[Begin]

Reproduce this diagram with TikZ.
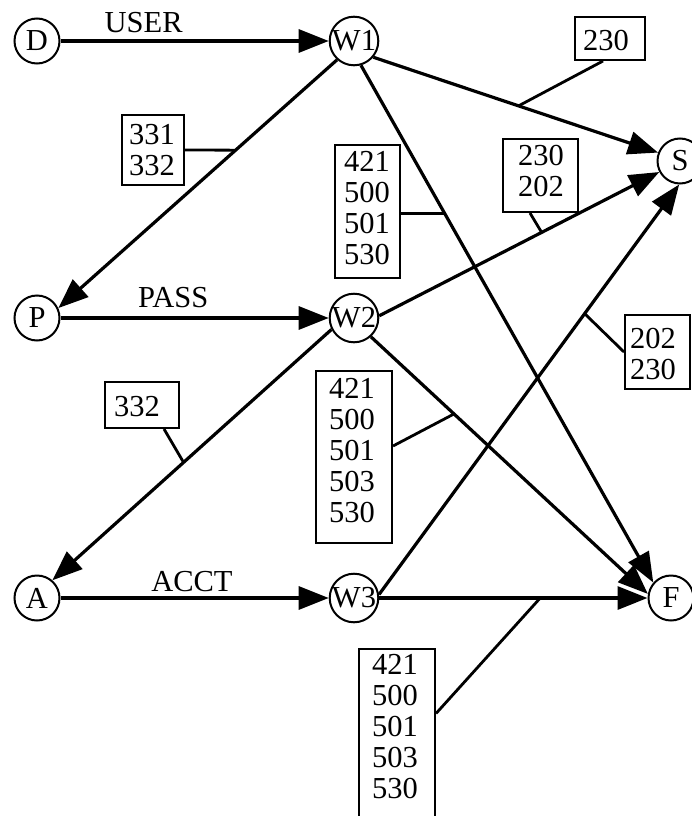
\documentclass[tikz,border=0pt]{standalone}
\usepackage{fontspec}
\setmainfont{Liberation Serif}
\usetikzlibrary{arrows.meta}
\begin{document}
\begin{tikzpicture}[x=1pt,y=-1pt,
  every node/.style={font=\fontsize{30.5}{31}\selectfont},
  state/.style={draw, circle, line width=2pt, minimum size=45pt, inner sep=0pt},
  flow/.style={line width=3.2pt, -{Triangle[length=30pt,width=23pt]}},
  tag/.style={draw, line width=2pt, anchor=north west, inner ysep=0pt, align=left},
  leader/.style={line width=2.8pt},
  elabel/.style={anchor=base, inner sep=0pt}]
\clip (0,0) rectangle (692,816);

% states
\node[state] (D)  at (37,41)   {D};
\node[state] (W1) at (354,41)  {W1};
\node[state] (S)  at (680,161) {S};
\node[state] (P)  at (37,318)  {P};
\node[state] (W2) at (354,318) {W2};
\node[state] (A)  at (37,598)  {A};
\node[state] (W3) at (354,598) {W3};
\node[state] (F)  at (671,598) {F};

% transitions
\draw[flow] (D) -- node[elabel, pos=0.31, yshift=8pt] (lu) {USER} (W1);
\draw[flow] (P) -- node[elabel, pos=0.42, yshift=11pt] (lp) {PASS} (W2);
\draw[flow] (A) -- node[elabel, pos=0.49, yshift=7pt] (la) {ACCT} (W3);
\draw[flow] (W1.228) -- coordinate[pos=0.364] (k2) (P.25);
\draw[flow] (W1.-40) -- coordinate[pos=0.51] (k3) (S.159);
\draw[flow] (W1.-74) -- coordinate[pos=0.287] (k4) (F.139);
\draw[flow] (W2.5) -- coordinate[pos=0.58] (k6) (S.208);
\draw[flow] (W2.207) -- coordinate[pos=0.53] (k7) (A.49);
\draw[flow] (W2.-48) -- coordinate[pos=0.3] (k8) (F.170);
\draw[flow] (W3.8) -- coordinate[pos=0.685] (k9) (S.-92);
\draw[flow] (W3.east) -- coordinate[pos=0.6] (k10) (F.west);

% reply-code tags
\node[tag, inner xsep=8pt, text width=54pt, text height=34pt, text depth=9pt] (b230a) at (574,16) {230};
\node[tag, inner xsep=7pt, text width=48pt, text height=29.3pt, text depth=40.7pt] (b331) at (121,114) {331\\332};
\node[tag, inner xsep=9pt, text width=47pt, text height=26pt, text depth=107pt] (b421a) at (334,144) {421\\500\\501\\530};
\node[tag, inner xsep=15pt, text width=45pt, text height=26pt, text depth=47pt, align=center] (b230b) at (502,138) {230\\202};
\node[tag, inner xsep=9pt, text width=56pt, text height=34pt, text depth=12pt] (b332) at (104,381) {332};
\node[tag, inner xsep=13pt, text width=50pt, text height=27.5pt, text depth=144.5pt] (b421b) at (315,370) {421\\500\\501\\503\\530};
\node[tag, inner xsep=5pt, text width=55pt, text height=33pt, text depth=41pt] (b202) at (624,314) {202\\230};
\node[tag, inner xsep=13pt, text width=50pt, text height=25pt, text depth=146pt] (b421c) at (358,648) {421\\500\\501\\503\\530};

% leaders from tags to transitions
\draw[leader] ([xshift=-7pt]b230a.south) -- (k3);
\draw[leader] (b331.east) -- (k2);
\draw[leader] (b421a.east |- k4) -- (k4);
\draw[leader] ([xshift=-10.5pt]b230b.south) -- (k6);
\draw[leader] ([xshift=22pt]b332.south) -- (k7);
\draw[leader] ([yshift=11pt]b421b.east) -- (k8);
\draw[leader] (b202.west) -- (k9);
\draw[leader] ([yshift=21pt]b421c.east) -- (k10);
\end{tikzpicture}
\end{document}
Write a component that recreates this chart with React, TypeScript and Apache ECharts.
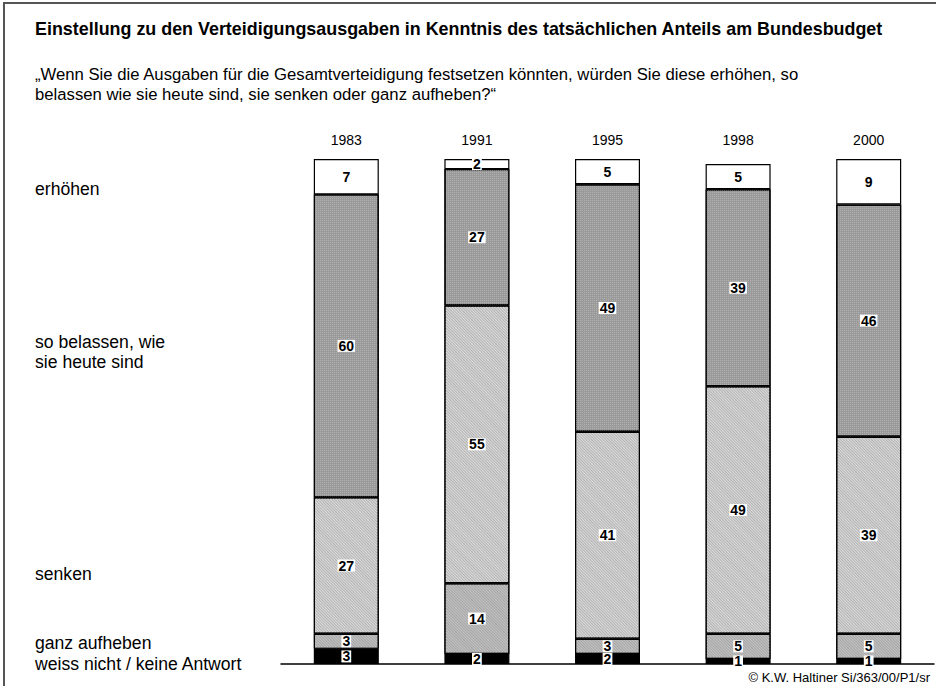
import React, { useEffect, useRef } from "react";
import * as echarts from "echarts";

const years = ["1983", "1991", "1995", "1998", "2000"];
const weissNicht = [3, 2, 2, 1, 1];
const ganzAufheben = [3, 14, 3, 5, 5];
const senken = [27, 55, 41, 49, 39];
const soBelassen = [60, 27, 49, 39, 46];
const erhoehen = [7, 2, 5, 5, 9];

const title = "Einstellung zu den Verteidigungsausgaben in Kenntnis des tatsächlichen Anteils am Bundesbudget";
const subtitle1 = "„Wenn Sie die Ausgaben für die Gesamtverteidigung festsetzen könnten, würden Sie diese erhöhen, so";
const subtitle2 = "belassen wie sie heute sind, sie senken oder ganz aufheben?“";
const credit = "© K.W. Haltiner Si/363/00/P1/sr";

const FONT = "Arial, 'Liberation Sans', Helvetica, sans-serif";

export default function App() {
  const ref = useRef<HTMLDivElement>(null);
  useEffect(() => {
    if (!ref.current) return;
    const chart = echarts.init(ref.current, undefined, { renderer: "svg" });
    const label = {
      show: true,
      position: "inside",
      formatter: "{c}",
      color: "#000",
      fontWeight: "bold",
      fontSize: 14,
      lineHeight: 12,
      fontFamily: FONT,
      backgroundColor: "#fff",
      padding: [0, 1],
    };
    const mk = (name: string, data: number[], itemStyle: any) => ({
      name,
      type: "bar",
      stack: "total",
      data,
      barWidth: 65,
      label,
      labelLayout: { moveOverlap: "shiftY" },
      itemStyle: { borderColor: "#000", borderWidth: 1.2, ...itemStyle },
      emphasis: { disabled: true },
    });
    const leftLabel = (text: string, y: number) => ({
      type: "text",
      x: 35,
      y,
      style: { text, fontSize: 17.6, fontFamily: FONT, fill: "#000", verticalAlign: "middle", lineHeight: 20 },
    });
    chart.setOption({
      animation: false,
      backgroundColor: "#fff",
      grid: { left: 281, right: 2, top: 159, bottom: 22, containLabel: false },
      xAxis: [
        {
          type: "category",
          data: years,
          position: "top",
          axisLine: { show: false },
          axisTick: { show: false },
          axisLabel: { color: "#000", fontSize: 14, fontFamily: FONT, margin: 12 },
        },
        {
          type: "category",
          data: years,
          position: "bottom",
          axisLine: { show: true, lineStyle: { color: "#000", width: 1.5 } },
          axisTick: { show: false },
          axisLabel: { show: false },
        },
      ],
      yAxis: { type: "value", min: 0, max: 100, show: false },
      series: [
        mk("weiss nicht / keine Antwort", weissNicht, { color: "#000" }),
        mk("ganz aufheben", ganzAufheben, {
          color: "#c4c4c4",
          decal: {
            symbol: "rect",
            color: "#a4a4a4",
            backgroundColor: "#d6d6d6",
            dashArrayX: [1, 0],
            dashArrayY: [1, 1],
            rotation: Math.PI / 4,
          },
        }),
        mk("senken", senken, {
          color: "#dcdcdc",
          decal: {
            symbol: "rect",
            color: "#b2b2b2",
            backgroundColor: "#ffffff",
            dashArrayX: [1, 0],
            dashArrayY: [1, 1],
            rotation: Math.PI / 4,
          },
        }),
        mk("so belassen, wie sie heute sind", soBelassen, {
          color: "#9a9a9a",
          decal: {
            symbol: "rect",
            symbolSize: 1,
            color: "#b0b0b0",
            backgroundColor: "#8e8e8e",
            dashArrayX: [1, 1],
            dashArrayY: [1, 1],
          },
        }),
        mk("erhöhen", erhoehen, { color: "#fff" }),
      ],
      graphic: [
        {
          type: "rect",
          shape: { x: 4, y: 3, width: 1000, height: 1000 },
          style: { fill: "none", stroke: "#555", lineWidth: 2 },
          silent: true,
        },
        {
          type: "text",
          x: 35,
          y: 29,
          style: { text: title, fontSize: 17.9, fontWeight: "bold", fontFamily: FONT, fill: "#000", verticalAlign: "middle" },
        },
        {
          type: "text",
          x: 35,
          y: 74,
          style: { text: subtitle1, fontSize: 16.7, fontFamily: FONT, fill: "#000", verticalAlign: "middle" },
        },
        {
          type: "text",
          x: 35,
          y: 94,
          style: { text: subtitle2, fontSize: 16.7, fontFamily: FONT, fill: "#000", verticalAlign: "middle" },
        },
        leftLabel("erhöhen", 189),
        leftLabel("so belassen, wie\nsie heute sind", 352),
        leftLabel("senken", 574),
        leftLabel("ganz aufheben", 643),
        leftLabel("weiss nicht / keine Antwort", 664),
        {
          type: "text",
          x: 930,
          y: 677,
          style: { text: credit, fontSize: 13, fontFamily: FONT, fill: "#000", align: "right", verticalAlign: "middle" },
        },
      ],
    });
    return () => chart.dispose();
  }, []);
  return <div ref={ref} style={{ position: "fixed", left: 0, top: 0, width: 936, height: 686 }} />;
}
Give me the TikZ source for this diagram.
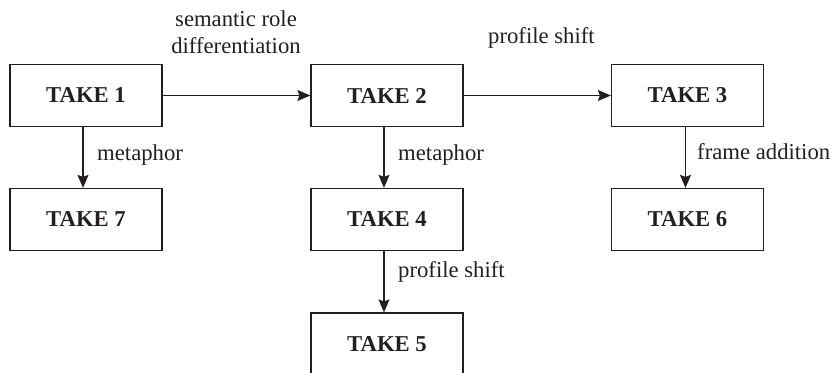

[End]

## What is asked
The material above holds pictures; leave them out. Repeat exactly the lines from the one containing "Write a component" through the one containing "import * as", and nothing else.

## Response below
Write a component that recreates this chart with React, TypeScript and Apache ECharts.
import React, { useEffect, useRef } from "react";
import * as echarts from "echarts";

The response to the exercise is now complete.